I decided to tell my story in a CNN interview on January 16, 2020. I remember the days leading up to the interview very, very well. I mulled over it. I was terrified. I tried to cancel it, reschedule it. I was mostly afraid that people would mock me, that they wouldn’t believe me, or that they’d maybe weaponize it against my family. I kind of felt like I was deciding to set myself on fire—or walk into a minefield. I had to decide to make myself so vulnerable, hoping that it would do some good. I had lost 10 pounds that week. None of my clothes fit and I slept very little. 

Thankfully, the response was largely positive. But there were dark places at the fringe. Rape culture is real. There were comments relating to my ethnicity. Like, “She wanted his egg roll.” Those comments just illustrate to me how much work we have to do in terms of supporting women of color. It’s difficult enough as it is to come forward about sexual assault. But being Asian, culturally, adds another layer of complexity. There’s a reason why I didn’t tell my family about this. 

After I spoke out, hundreds of women came forward. In September 2020, Hadden was federally charged with inducing patients to travel across state lines to sexually abuse them. This January, many of those women sat in front of me in the federal courtroom as we heard the final verdict of those charges.

It was my first time in a room with him after all these years. They came back with their verdict very quickly: Guilty on all counts. Our understanding from the FBI agents and even the prosecutors was that it was going to take some time, but it was very decisive. It was a multi-week trial and they deliberated for something like less than two hours, which was surprising to everyone. It was incredibly affirming to be there with the other survivors in the room. When they came into the room with the verdict, you could hear this collective, guttural cry. That was the accumulation of years and years of struggle and anticipation. 

To date, over 300 women have come forward, both patients and nurses, with cases as far back as the ’90s. But because of the statute of limitations, which is largely arbitrary and varies from state to state, the vast majority of these women were left with no recourse. We all know how long it takes to out sexual predators, especially the powerful ones in influential positions. When all these women spoke up saying he did this to me too—I felt like I had opened this door…but then it was like the door slammed in their face. Oh, too bad, you’re too late.
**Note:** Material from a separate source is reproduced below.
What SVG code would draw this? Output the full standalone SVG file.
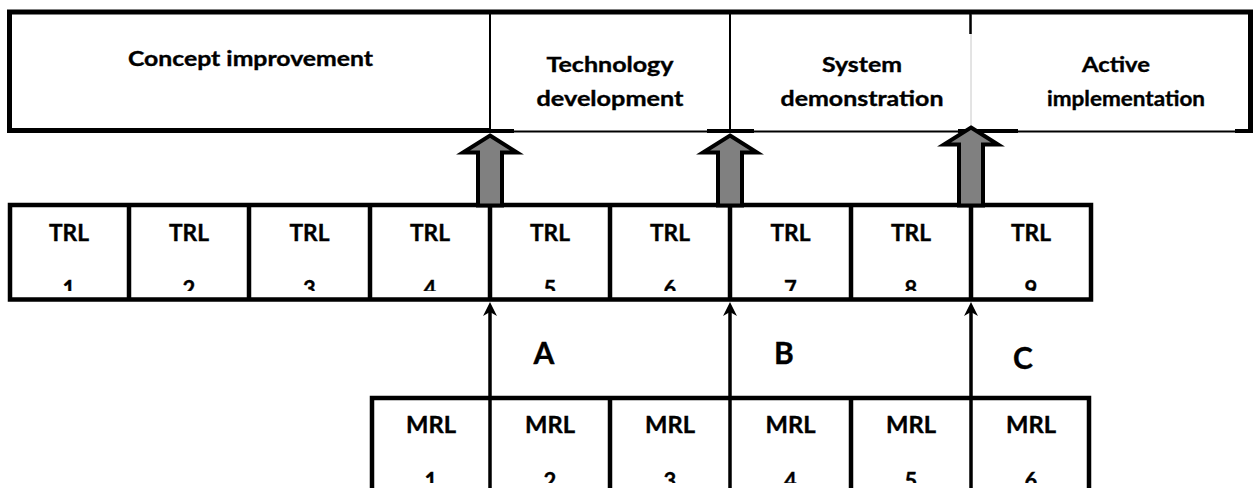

So, I got involved with Safe Horizon, a victim services organization, and helped pass a bill last May called the Adult Survivors Act, which allows for a one-year “look back window” so that any survivor of Hadden, or any survivor of sexual assault in the state of New York, can file a claim in court no matter when the abuse happened. That window ends in November 2023. So, it is absolutely time-sensitive that we get this word out now. 

To this day, I’m still waiting for Columbia University to notify former patients that a now twice-convicted sex offender worked at Columbia for 20-plus years. They’ve been saying that that’s not their responsibility, but how does that make sense?

We now know that Hadden was abusing women without them even being fully aware. He would make up false conditions and subject women to extraneous visits and invasive, painful exams. If they left the practice at some point they would never know, definitively, that they were being abused. Every former patient of his deserves to be able to examine her own experience and medical records to see if she was victimized.

The other part of it that makes me lose sleep is thinking of anyone out there who, like me, buried this experience thinking that they were completely alone. Knowing they were assaulted, but thinking, “Oh, this must have just been something I did to invite his abuse, so I’m just going to bury it and try to forget about it.”

If you’re not paying attention to the news, you would still think that you were alone. Everyone deserves to be notified. Everyone deserves a chance at some kind of justice closure.